Fernanda Ferreira - Ná disse...

Amigo João,

Este tema e sobretudo a forma como está escrito tocou-me profundamente.

Já percebeu seguramente, como reajo mal quando se desprezam, se maltratam, se ignoram, se desrespeitam as pessoas de mais idade.
Saudáveis ou doentes, mais ou menos senis, seja lá qual for o seu estado, todos eles bem como todos nós (mais tarde ou mais cedo passaremos inevitavelmente pelas mesmas circunstâncias) merecemos todo o respeito e carinho.
Não é só neste País que se maltratam os menos jovens, mas é vergonhoso que façamos parte da lista de países que assim trata quem tudo deu em prol da família, da Nação, que lutou por causas injustas, que passou fome, que foi vítima do fascismo, é no mínimo escandaloso.

Abraço,

Adelaide disse...

Caros amigos,

Depois de ler este texto, escrito com tanta beleza, simplicidade e verdade, e depois de ler o comentário do amigo João, não sou nem capaz de articular palavra por sentir que um nó se alojou na minha garganta que me tirou toda a possibilidade de fazer o comentário a que me propunha.
Ainda ninguém teve a ideia de criar o Museu do Idoso.
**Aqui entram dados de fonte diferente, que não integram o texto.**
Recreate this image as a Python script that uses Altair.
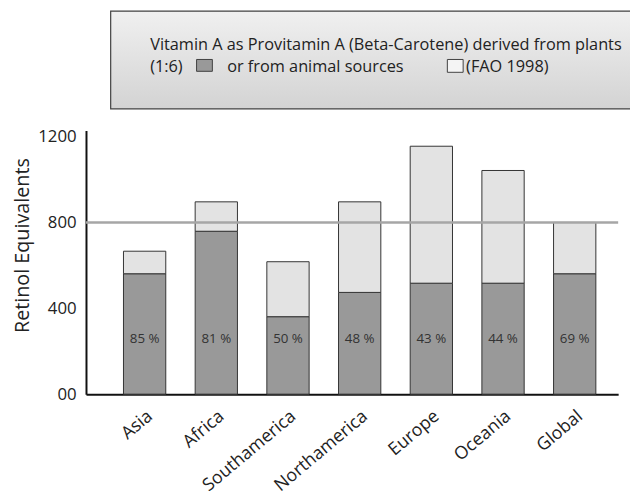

Muito haveria para colocar nele que chamasse a atenção do não idoso e o levar a pensar um pouco no que o espera também com o decorrer dos anos que, correm a passos largos como todos sabemos mas muitos esquecem.
Triste vida a dos idosos que, mesmo assim, e tratando-se da própria família, não esquecem a palavra perdão.